[Begin]

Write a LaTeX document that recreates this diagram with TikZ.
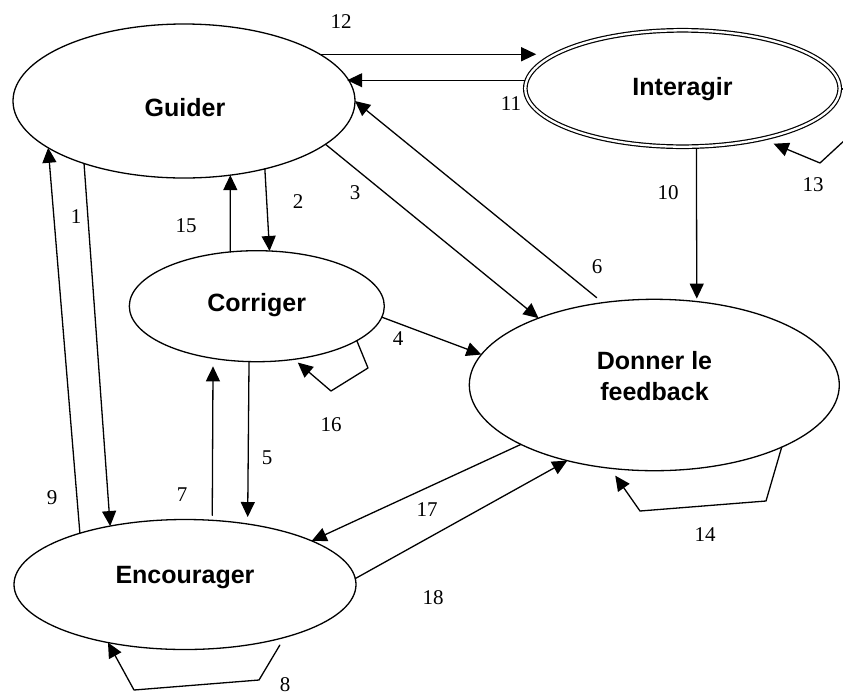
\documentclass[tikz,border=0pt]{standalone}
\usepackage{fontspec}
\setmainfont{Liberation Serif}
\newfontfamily\etiquette{Liberation Sans}
\usepackage{tikz}
\usetikzlibrary{calc}
\usetikzlibrary{arrows.meta}
\usetikzlibrary{shapes.geometric}
\tikzstyle{every node}=[inner sep=0pt]
\tikzstyle{etat}=[ellipse,draw,line width=1.3pt,inner sep=0pt,outer sep=0pt]
\tikzstyle{nom}=[anchor=base,align=center,font=\etiquette\bfseries\fontsize{25}{31.4}\selectfont]
\tikzstyle{num}=[font=\fontsize{21}{25}\selectfont]

\begin{document}
\begin{tikzpicture}[line cap=round,line join=round,>={Triangle[length=15pt,width=14pt]},x=1pt,y=-1pt,line width=1.3pt]
        \useasboundingbox (0,0) rectangle (843,697);
        \clip(0,0) rectangle (843,697);
        \node[etat,minimum width=342pt,minimum height=154pt] (guider) at (184,101) {};
        \node[etat,double,line width=1.2pt,double distance=2.3pt,outer sep=2.35pt,minimum width=314.4pt,minimum height=116.4pt] (interagir) at (682.5,88.5) {};
        \node[etat,minimum width=255pt,minimum height=111pt] (corriger) at (256.8,306.2) {};
        \node[etat,minimum width=370pt,minimum height=171.4pt] (feedback) at (654.3,385) {};
        \node[etat,minimum width=342pt,minimum height=130pt] (encourager) at (185,584.5) {};
        \node[nom] (tguider) at (185,116.7) {Guider};
        \node[nom] (tinteragir) at (682.5,95) {Interagir};
        \node[nom] (tcorriger) at (256.7,311.7) {Corriger};
        \node[nom] (tfeedback) at (654.5,400.7) {Donner le\\feedback};
        \node[nom] (tencourager) at (185,583.3) {Encourager};
        \draw [->] (guider.-148) -- (encourager.142);
        \draw [->] (guider.-40) -- (corriger.77);
        \draw [->] (guider.-17) -- (feedback.150);
        \draw [->] (corriger.-5) -- (feedback.170);
        \draw [->,shorten >=7pt] (corriger.-98) -- (encourager.44);
        \draw [->,shorten <=8pt] (feedback.122) -- (guider.0);
        \draw [->,shorten <=5pt,shorten >=8pt] (encourager.67) -- (corriger.-130);
        \draw [->,shorten <=9pt] (encourager.-28) -- (259,680) -- (134,690) -- (encourager.-143);
        \draw [->] (encourager.154) -- (guider.-161);
        \draw [->,shorten >=3pt] (interagir.-77) -- (feedback.63);
        \draw [->] (interagir.177) -- (interagir.177 -| guider.8);
        \draw [->,shorten >=10pt] (guider.19) -- (guider.19 -| interagir.167);
        \draw [->,shorten >=9pt] (interagir.east) -- (872,115) -- (820,163) -- (interagir.-32);
        \draw [->,shorten >=9pt] (feedback.-26) -- (766,501) -- (640,511) -- (feedback.-118);
        \draw [->] (corriger.116) -- (guider.-58);
        \draw [->,shorten >=5pt] (corriger.-19) -- (368,368) -- (331,391) -- (corriger.-55);
        \draw [->] (feedback.-156) -- (encourager.19);
        \draw [->] (encourager.2) -- (feedback.-139);
        \node[num] (n1) at (76,217) {1};
        \node[num] (n2) at (298,202) {2};
        \node[num] (n3) at (355,193) {3};
        \node[num] (n4) at (398,339) {4};
        \node[num] (n5) at (267,458) {5};
        \node[num] (n6) at (597,267) {6};
        \node[num] (n7) at (182,495) {7};
        \node[num] (n8) at (285,685) {8};
        \node[num] (n9) at (52,498) {9};
        \node[num] (n10) at (668,193) {10};
        \node[num] (n11) at (511,104) {11};
        \node[num] (n12) at (341,22) {12};
        \node[num] (n13) at (813,185) {13};
        \node[num] (n14) at (705,535) {14};
        \node[num] (n15) at (186,226) {15};
        \node[num] (n16) at (331,425) {16};
        \node[num] (n17) at (427,510) {17};
        \node[num] (n18) at (433,598) {18};
\end{tikzpicture}
\end{document}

[End]

### TASK DESCRIPTION
All of the data above should be transcribed verbatim, with pictures omitted.

### THE RESULT
Write a LaTeX document that recreates this diagram with TikZ.
\documentclass[tikz,border=0pt]{standalone}
\usepackage{fontspec}
\setmainfont{Liberation Serif}
\newfontfamily\etiquette{Liberation Sans}
\usepackage{tikz}
\usetikzlibrary{calc}
\usetikzlibrary{arrows.meta}
\usetikzlibrary{shapes.geometric}
\tikzstyle{every node}=[inner sep=0pt]
\tikzstyle{etat}=[ellipse,draw,line width=1.3pt,inner sep=0pt,outer sep=0pt]
\tikzstyle{nom}=[anchor=base,align=center,font=\etiquette\bfseries\fontsize{25}{31.4}\selectfont]
\tikzstyle{num}=[font=\fontsize{21}{25}\selectfont]

\begin{document}
\begin{tikzpicture}[line cap=round,line join=round,>={Triangle[length=15pt,width=14pt]},x=1pt,y=-1pt,line width=1.3pt]
        \useasboundingbox (0,0) rectangle (843,697);
        \clip(0,0) rectangle (843,697);
        \node[etat,minimum width=342pt,minimum height=154pt] (guider) at (184,101) {};
        \node[etat,double,line width=1.2pt,double distance=2.3pt,outer sep=2.35pt,minimum width=314.4pt,minimum height=116.4pt] (interagir) at (682.5,88.5) {};
        \node[etat,minimum width=255pt,minimum height=111pt] (corriger) at (256.8,306.2) {};
        \node[etat,minimum width=370pt,minimum height=171.4pt] (feedback) at (654.3,385) {};
        \node[etat,minimum width=342pt,minimum height=130pt] (encourager) at (185,584.5) {};
        \node[nom] (tguider) at (185,116.7) {Guider};
        \node[nom] (tinteragir) at (682.5,95) {Interagir};
        \node[nom] (tcorriger) at (256.7,311.7) {Corriger};
        \node[nom] (tfeedback) at (654.5,400.7) {Donner le\\feedback};
        \node[nom] (tencourager) at (185,583.3) {Encourager};
        \draw [->] (guider.-148) -- (encourager.142);
        \draw [->] (guider.-40) -- (corriger.77);
        \draw [->] (guider.-17) -- (feedback.150);
        \draw [->] (corriger.-5) -- (feedback.170);
        \draw [->,shorten >=7pt] (corriger.-98) -- (encourager.44);
        \draw [->,shorten <=8pt] (feedback.122) -- (guider.0);
        \draw [->,shorten <=5pt,shorten >=8pt] (encourager.67) -- (corriger.-130);
        \draw [->,shorten <=9pt] (encourager.-28) -- (259,680) -- (134,690) -- (encourager.-143);
        \draw [->] (encourager.154) -- (guider.-161);
        \draw [->,shorten >=3pt] (interagir.-77) -- (feedback.63);
        \draw [->] (interagir.177) -- (interagir.177 -| guider.8);
        \draw [->,shorten >=10pt] (guider.19) -- (guider.19 -| interagir.167);
        \draw [->,shorten >=9pt] (interagir.east) -- (872,115) -- (820,163) -- (interagir.-32);
        \draw [->,shorten >=9pt] (feedback.-26) -- (766,501) -- (640,511) -- (feedback.-118);
        \draw [->] (corriger.116) -- (guider.-58);
        \draw [->,shorten >=5pt] (corriger.-19) -- (368,368) -- (331,391) -- (corriger.-55);
        \draw [->] (feedback.-156) -- (encourager.19);
        \draw [->] (encourager.2) -- (feedback.-139);
        \node[num] (n1) at (76,217) {1};
        \node[num] (n2) at (298,202) {2};
        \node[num] (n3) at (355,193) {3};
        \node[num] (n4) at (398,339) {4};
        \node[num] (n5) at (267,458) {5};
        \node[num] (n6) at (597,267) {6};
        \node[num] (n7) at (182,495) {7};
        \node[num] (n8) at (285,685) {8};
        \node[num] (n9) at (52,498) {9};
        \node[num] (n10) at (668,193) {10};
        \node[num] (n11) at (511,104) {11};
        \node[num] (n12) at (341,22) {12};
        \node[num] (n13) at (813,185) {13};
        \node[num] (n14) at (705,535) {14};
        \node[num] (n15) at (186,226) {15};
        \node[num] (n16) at (331,425) {16};
        \node[num] (n17) at (427,510) {17};
        \node[num] (n18) at (433,598) {18};
\end{tikzpicture}
\end{document}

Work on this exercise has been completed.